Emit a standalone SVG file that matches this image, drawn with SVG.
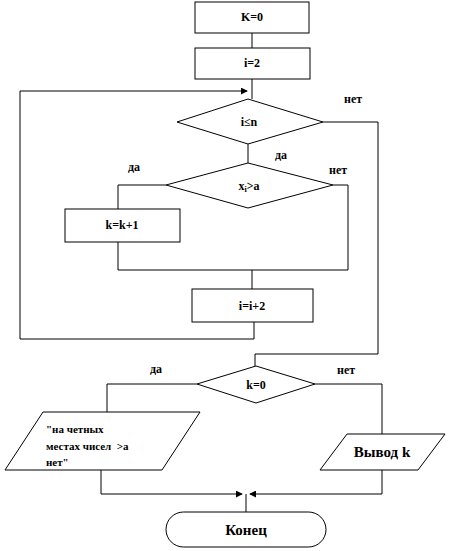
<svg xmlns="http://www.w3.org/2000/svg" width="450" height="551" viewBox="0 0 450 551">
<style>
.s{fill:#fff;stroke:#000;stroke-width:1}
.c{fill:none;stroke:#000;stroke-width:1}
text{font-family:"Liberation Serif","Times New Roman",serif;font-weight:bold;font-size:12px;fill:#000}
.m{text-anchor:middle}
.b{font-size:15px}
.p{font-size:11px}
</style>
<defs>
<marker id="a" viewBox="0 0 8 8" refX="7" refY="4" markerWidth="7" markerHeight="7" orient="auto" markerUnits="userSpaceOnUse">
<path d="M0,0 L8,4 L0,8 z" fill="#000"/>
</marker>
</defs>
<g id="connectors">
<path class="c" d="M252,33 V48"/>
<path class="c" d="M252,79 V99"/>
<path class="c" d="M20,91 V339 H254 V322" />
<path class="c" d="M20,91 H247" marker-end="url(#a)"/>
<path class="c" d="M248,144 V163"/>
<path class="c" d="M166,185 H118 V209"/>
<path class="c" d="M333,185 H348 V270 H118 V242"/>
<path class="c" d="M252,270 V289"/>
<path class="c" d="M323,122 H378 V354 H255 V366"/>
<path class="c" d="M197,384 H107 V412"/>
<path class="c" d="M315,384 H382 V434"/>
<path class="c" d="M101,470 V494 H242" marker-end="url(#a)"/>
<path class="c" d="M382,470 V494 H250" marker-end="url(#a)"/>
<path class="c" d="M246,494 V512"/>
</g>
<g id="n1"><rect class="s" x="195" y="2" width="114" height="31"/><text class="m" x="252" y="21">K=0</text></g>
<g id="n2"><rect class="s" x="195" y="48" width="115" height="31"/><text class="m" x="252" y="67">i=2</text></g>
<g id="n3"><polygon class="s" points="177,122 248,99 323,122 248,144"/><text class="m" x="249" y="126">i≤n</text></g>
<g id="n4"><polygon class="s" points="166,185 248,163 333,185 248,208"/><text class="m" x="249" y="190">x<tspan font-size="8" dy="2">i</tspan><tspan dy="-2">&gt;a</tspan></text></g>
<g id="n5"><rect class="s" x="65" y="209" width="115" height="33"/><text class="m" x="122" y="229">k=k+1</text></g>
<g id="n6"><rect class="s" x="192" y="289" width="121" height="33"/><text class="m" x="252" y="310">i=i+2</text></g>
<g id="n7"><polygon class="s" points="197,384 256,366 315,384 256,403"/><text class="m" x="256" y="389">k=0</text></g>
<g id="n8"><polygon class="s" points="43,412 200,412 162,470 5,470"/>
<text class="p" x="46" y="433">"на четных</text><text class="p" x="46" y="450" xml:space="preserve">местах чисел  &gt;а</text><text class="p" x="46" y="466">нет"</text></g>
<g id="n9"><polygon class="s" points="347,434 445,434 418,470 320,470"/><text class="m b" x="382" y="457">Вывод k</text></g>
<g id="n10"><rect class="s" x="166" y="512" width="160" height="35" rx="17.5"/><text class="m b" x="246" y="535">Конец</text></g>
<g id="labels">
<text x="344" y="103">нет</text>
<text x="275" y="159">да</text>
<text x="128" y="171">да</text>
<text x="329" y="174">нет</text>
<text x="150" y="373">да</text>
<text x="337" y="374">нет</text>
</g>
</svg>
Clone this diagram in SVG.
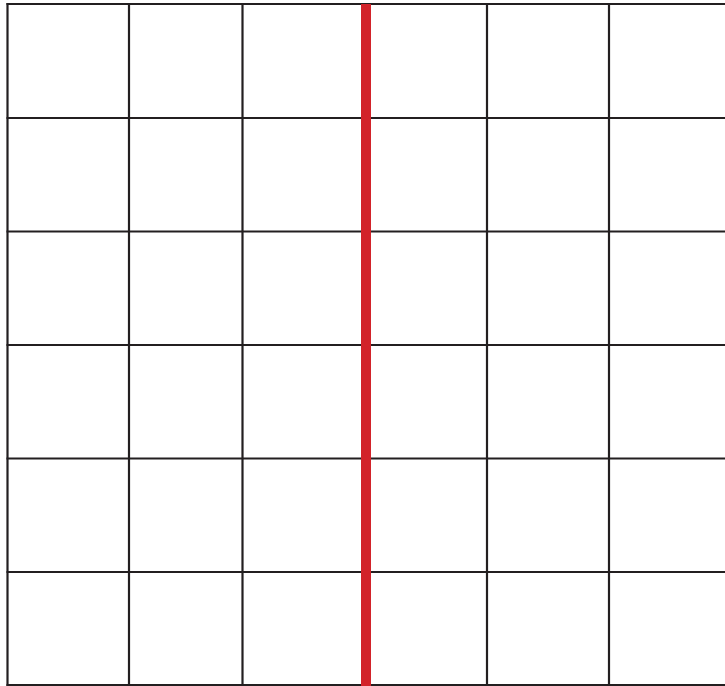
<svg xmlns="http://www.w3.org/2000/svg" width="725" height="686" viewBox="0 0 725 686">
<style>
.g{stroke:#231f20;stroke-width:2.2;fill:none}
.r{stroke:#d2232a;stroke-width:10;fill:none}
</style>
<rect width="725" height="686" fill="#fff"/>
<g id="grid" class="g">
<line x1="6.5" y1="4" x2="725" y2="4"/>
<line x1="6.5" y1="118" x2="725" y2="118"/>
<line x1="6.5" y1="231.5" x2="725" y2="231.5"/>
<line x1="6.5" y1="345" x2="725" y2="345"/>
<line x1="6.5" y1="458.5" x2="725" y2="458.5"/>
<line x1="6.5" y1="572" x2="725" y2="572"/>
<line x1="6.5" y1="685" x2="725" y2="685"/>
<line x1="7.5" y1="3" x2="7.5" y2="686"/>
<line x1="129" y1="3" x2="129" y2="686"/>
<line x1="242.5" y1="3" x2="242.5" y2="686"/>
<line x1="487" y1="3" x2="487" y2="686"/>
<line x1="609" y1="3" x2="609" y2="686"/>
</g>
<g id="axis">
<line class="r" x1="366" y1="4" x2="366" y2="686"/>
</g>
</svg>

◆ ◆ ◆ ◆ ◆ ◆ ◆

What you should do —
Take the data above and repeat it exactly, leaving each picture out.

Worked solution —
Emit a standalone SVG file that matches this image, drawn with SVG.
<svg xmlns="http://www.w3.org/2000/svg" width="450" height="551" viewBox="0 0 450 551">
<style>
.s{fill:#fff;stroke:#000;stroke-width:1}
.c{fill:none;stroke:#000;stroke-width:1}
text{font-family:"Liberation Serif","Times New Roman",serif;font-weight:bold;font-size:12px;fill:#000}
.m{text-anchor:middle}
.b{font-size:15px}
.p{font-size:11px}
</style>
<defs>
<marker id="a" viewBox="0 0 8 8" refX="7" refY="4" markerWidth="7" markerHeight="7" orient="auto" markerUnits="userSpaceOnUse">
<path d="M0,0 L8,4 L0,8 z" fill="#000"/>
</marker>
</defs>
<g id="connectors">
<path class="c" d="M252,33 V48"/>
<path class="c" d="M252,79 V99"/>
<path class="c" d="M20,91 V339 H254 V322" />
<path class="c" d="M20,91 H247" marker-end="url(#a)"/>
<path class="c" d="M248,144 V163"/>
<path class="c" d="M166,185 H118 V209"/>
<path class="c" d="M333,185 H348 V270 H118 V242"/>
<path class="c" d="M252,270 V289"/>
<path class="c" d="M323,122 H378 V354 H255 V366"/>
<path class="c" d="M197,384 H107 V412"/>
<path class="c" d="M315,384 H382 V434"/>
<path class="c" d="M101,470 V494 H242" marker-end="url(#a)"/>
<path class="c" d="M382,470 V494 H250" marker-end="url(#a)"/>
<path class="c" d="M246,494 V512"/>
</g>
<g id="n1"><rect class="s" x="195" y="2" width="114" height="31"/><text class="m" x="252" y="21">K=0</text></g>
<g id="n2"><rect class="s" x="195" y="48" width="115" height="31"/><text class="m" x="252" y="67">i=2</text></g>
<g id="n3"><polygon class="s" points="177,122 248,99 323,122 248,144"/><text class="m" x="249" y="126">i≤n</text></g>
<g id="n4"><polygon class="s" points="166,185 248,163 333,185 248,208"/><text class="m" x="249" y="190">x<tspan font-size="8" dy="2">i</tspan><tspan dy="-2">&gt;a</tspan></text></g>
<g id="n5"><rect class="s" x="65" y="209" width="115" height="33"/><text class="m" x="122" y="229">k=k+1</text></g>
<g id="n6"><rect class="s" x="192" y="289" width="121" height="33"/><text class="m" x="252" y="310">i=i+2</text></g>
<g id="n7"><polygon class="s" points="197,384 256,366 315,384 256,403"/><text class="m" x="256" y="389">k=0</text></g>
<g id="n8"><polygon class="s" points="43,412 200,412 162,470 5,470"/>
<text class="p" x="46" y="433">"на четных</text><text class="p" x="46" y="450" xml:space="preserve">местах чисел  &gt;а</text><text class="p" x="46" y="466">нет"</text></g>
<g id="n9"><polygon class="s" points="347,434 445,434 418,470 320,470"/><text class="m b" x="382" y="457">Вывод k</text></g>
<g id="n10"><rect class="s" x="166" y="512" width="160" height="35" rx="17.5"/><text class="m b" x="246" y="535">Конец</text></g>
<g id="labels">
<text x="344" y="103">нет</text>
<text x="275" y="159">да</text>
<text x="128" y="171">да</text>
<text x="329" y="174">нет</text>
<text x="150" y="373">да</text>
<text x="337" y="374">нет</text>
</g>
</svg>
Clone this diagram in SVG.
<svg xmlns="http://www.w3.org/2000/svg" width="725" height="686" viewBox="0 0 725 686">
<style>
.g{stroke:#231f20;stroke-width:2.2;fill:none}
.r{stroke:#d2232a;stroke-width:10;fill:none}
</style>
<rect width="725" height="686" fill="#fff"/>
<g id="grid" class="g">
<line x1="6.5" y1="4" x2="725" y2="4"/>
<line x1="6.5" y1="118" x2="725" y2="118"/>
<line x1="6.5" y1="231.5" x2="725" y2="231.5"/>
<line x1="6.5" y1="345" x2="725" y2="345"/>
<line x1="6.5" y1="458.5" x2="725" y2="458.5"/>
<line x1="6.5" y1="572" x2="725" y2="572"/>
<line x1="6.5" y1="685" x2="725" y2="685"/>
<line x1="7.5" y1="3" x2="7.5" y2="686"/>
<line x1="129" y1="3" x2="129" y2="686"/>
<line x1="242.5" y1="3" x2="242.5" y2="686"/>
<line x1="487" y1="3" x2="487" y2="686"/>
<line x1="609" y1="3" x2="609" y2="686"/>
</g>
<g id="axis">
<line class="r" x1="366" y1="4" x2="366" y2="686"/>
</g>
</svg>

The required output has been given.